Геза Вермеш, англичанин еврейско-венгерской крови 1924 года рождения, посвятивший всю свою жизнь исследованиям феномена Христа, сомневался, что в то время провозглашение себя Мессией и Сыном Божьим считалось тяжким преступлением и богохульством: ни один закон выдавать себя за Мессию не запрещал и как богохульство это не трактовал. Тем более что задолго до него Иосиф Флавий, происходящий из священнического рода и рожденный почти сразу после мученической смерти Христа, в 37 году, тоже вспоминает о многочисленных других «мессиях» периода первого еврейского восстания против римского владычества. Никому из них обвинений не предъявляли и приговоров не выносили.
Святые отцы Церкви говорят, что Пилат не осудил бы Христа, если бы толпа не начала на том настаивать. Толпу же подзуживали священники, а Пилат с первосвященником Каиафой, председателем Синедриона, общался довольно тесно. Каиафа для одних был предателем и негодяем, для других – рассудительным патриотом. Он всеми возможными средствами старался предотвратить волнения, чтобы, упаси Господи, не вступить в конфликт с римлянами. Как говорится в Евангелии: «Что нам делать? Этот Человек много чудес творит. Если оставим Его так, то все уверуют в Него, и придут римляне, и овладеют и местом нашим и народом».
За свою слабость прокуратор Иудеи заплатил сполна. В 36 году (по другим источникам – в 39-м) он был отозван в Рим и покончил жизнь самоубийством, а его останки были выброшены в Тибр. Так что вполне вероятно, что я его тут, в аду, как-нибудь встречу.
Но предположим, сыночек, что толпа, подстрекаемая Каиафой, не поддалась на провокацию и не стала настаивать на распятии Христа. Иисусу присудили бы в качестве наказания штраф, что с точки зрения тогдашней юрисдикции было бы совершенно справедливым и адекватным приговором. Он вернулся бы к своим ученикам, и Христианство осталось бы в лучшем случае немногочисленной сектой без какого-либо влияния и значения. Скорее всего, его очень быстро бы забыли. А доминирующей религией стал бы иудаизм, слегка осовремененный, приспособленный к греко-римским реалиям. Без обряда обрезания и, вероятнее всего, без понятия кошерности, потому что в Риме и Афинах всегда любили хорошо покушать, в том числе разнообразные мясные блюда.

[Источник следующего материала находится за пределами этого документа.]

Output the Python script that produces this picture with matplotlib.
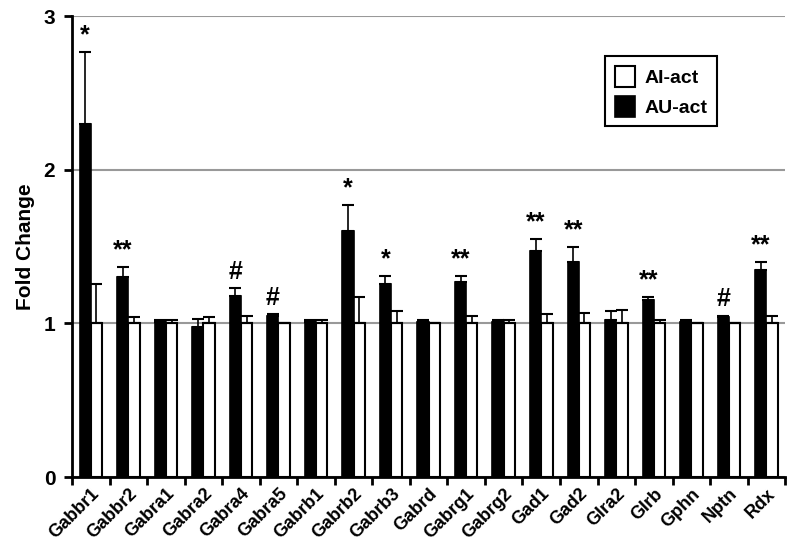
import numpy as np
import matplotlib.pyplot as plt

plt.rcParams['font.family'] = ['Liberation Sans', 'DejaVu Sans']
plt.rcParams['font.weight'] = 'bold'

genes = ['Gabbr1', 'Gabbr2', 'Gabra1', 'Gabra2', 'Gabra4', 'Gabra5', 'Gabrb1',
         'Gabrb2', 'Gabrb3', 'Gabrd', 'Gabrg1', 'Gabrg2', 'Gad1', 'Gad2',
         'Glra2', 'Glrb', 'Gphn', 'Nptn', 'Rdx']
au_act = [2.30, 1.30, 1.01, 0.98, 1.18, 1.05, 1.01, 1.60, 1.26, 1.01, 1.27,
          1.01, 1.47, 1.40, 1.02, 1.15, 1.01, 1.04, 1.35]
au_err = [0.47, 0.07, 0.01, 0.05, 0.05, 0.01, 0.01, 0.17, 0.05, 0.01, 0.04,
          0.01, 0.08, 0.10, 0.06, 0.02, 0.01, 0.01, 0.05]
ai_act = [1.0] * 19
ai_err = [0.26, 0.04, 0.02, 0.04, 0.05, 0.0, 0.02, 0.17, 0.08, 0.0, 0.05,
          0.02, 0.06, 0.07, 0.09, 0.02, 0.0, 0.0, 0.05]
signif = ['*', '**', '', '', '#', '#', '', '*', '*', '', '**', '', '**', '**',
          '', '**', '', '#', '**']

x = np.arange(len(genes))
w = 0.3

fig = plt.figure(figsize=(7.96, 5.58), dpi=100)
ax = fig.add_axes([0.0905, 0.145, 0.896, 0.826])

ax.yaxis.grid(True, color='#999999', linewidth=1.5, zorder=0)
ax.set_axisbelow(True)

zeros = np.zeros(len(genes))
ax.bar(x - w / 2, au_act, w, color='black', edgecolor='black', linewidth=1.2,
       yerr=[zeros, au_err], capsize=4,
       error_kw=dict(elinewidth=1.2, capthick=1.5, ecolor='black'),
       label='AU-act', zorder=3)
ax.bar(x + w / 2, ai_act, w, color='white', edgecolor='black', linewidth=1.5,
       yerr=[zeros, ai_err], capsize=4,
       error_kw=dict(elinewidth=1.2, capthick=1.5, ecolor='black'),
       label='AI-act', zorder=3)

for i, s in enumerate(signif):
    if s:
        ax.text(x[i] - w / 2, au_act[i] + au_err[i] + 0.03, s, ha='center',
                va='bottom', fontsize=18, fontweight='bold')

ax.set_xlim(-0.5, len(genes) - 0.5)
ax.set_ylim(0, 3)
ax.set_yticks([0, 1, 2, 3])
ax.set_yticklabels(['0', '1', '2', '3'], fontsize=15, fontweight='bold')
ax.set_xticks(x)
ax.set_xticklabels(genes, rotation=45, ha='right', rotation_mode='anchor',
                   fontsize=13, fontweight='bold')
ax.tick_params(axis='x', length=0, pad=6)
ax.set_xticks(np.arange(len(genes) + 1) - 0.5, minor=True)
ax.tick_params(axis='x', which='minor', length=6, width=2, direction='out')
ax.tick_params(axis='y', length=6, width=2, direction='out', pad=6)

for side in ['top', 'right']:
    ax.spines[side].set_visible(False)
for side in ['left', 'bottom']:
    ax.spines[side].set_linewidth(2)

ax.set_ylabel('Fold Change', fontsize=15, fontweight='bold', labelpad=6)

handles, labels = ax.get_legend_handles_labels()
leg = ax.legend(handles[::-1], labels[::-1], loc='upper right',
                bbox_to_anchor=(0.918, 0.935), fancybox=False, framealpha=1,
                edgecolor='black', prop=dict(size=14, weight='bold'),
                handlelength=1.0, handleheight=1.3, borderpad=0.5,
                labelspacing=0.45, handletextpad=0.5)
leg.get_frame().set_linewidth(1.5)

fig.savefig('out.png', dpi=100)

Иисус не пострадал бы на кресте, и не было бы обвинения евреям, что они Сына Божьего распяли. А ведь именно это всегда было главным поводом для гонений на еврейский народ. Если бы Понтий Пилат не поддался на увещевания Каиафы, не пошел бы на поводу у популизма, не было бы, сыночек, Креста, не было бы Воскресения, не было бы Христианства – и не было бы Освенцима. И Штутхофа бы тоже не было. И я бы с эсэсовцами полонез не танцевала. И в энциклопедиях не появился бы термин «Холокост».